How can I get out of this situation and recover the data back even if
not all data?
I read the wiki, but I don't have much experience in linux or raid.
I'm afraid of doing something that puts me in an even worse situation.
Attached are some commands output.
Thank you.
Thanks. Looks like you've done your homework :-)

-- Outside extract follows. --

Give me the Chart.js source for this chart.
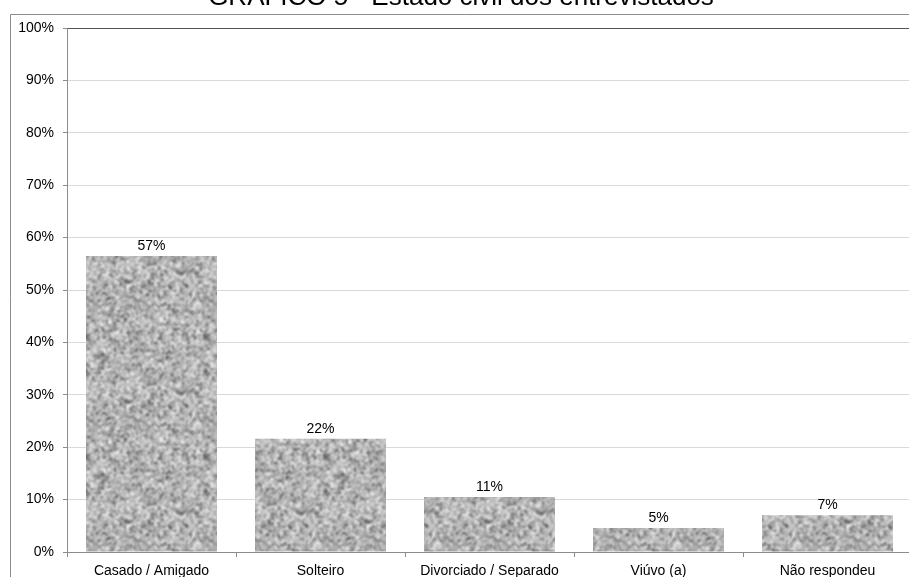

I was about to say this looks like a well-known problem, and then I saw
the mdadm version and the kernel. You should not be getting that problem
with something this up-to-date.
The good news is this still looks like that problem, but the question is
what on earth is going on. Can you boot into a rescue disk rather than
the mediavault stuff?
The array is clean but degraded. Not knowing what you've done, I'm not
sure how to put the array together again, but the really good news is it
looks like - because the reshape never started - it shouldn't be a hard
job to retrieve everything. Then we can start sorting things out from there.
I'm going to bring in the two experts - they might take a little while
to respond - but in the meantime two points to ponder ...
(1) raid badblocks are a mis-feature, as soon as we get the array back,
we want them gone.
(2) "SCT Error Recovery not supported" - Your blues are not suitable
raid drives. I've got Barracudas, and you shouldn't use those in raid
either, so it's not immediately serious, but you want something like a
Seagate IronWolf, or Toshiba N300. I avoid WD for precisely this reason
- they tend to advertise stuff as suitable when it isn't.
If you can afford it (they're not cheap) you might consider getting four
decent raid drives, backing up your existing drives, and then fixing it
when the experts chime in. I'm guessing an "assemble no-bad-blocks
force" will fix everything, but I'm hesitant to say "go ahead and try it".
Cheers,
Wol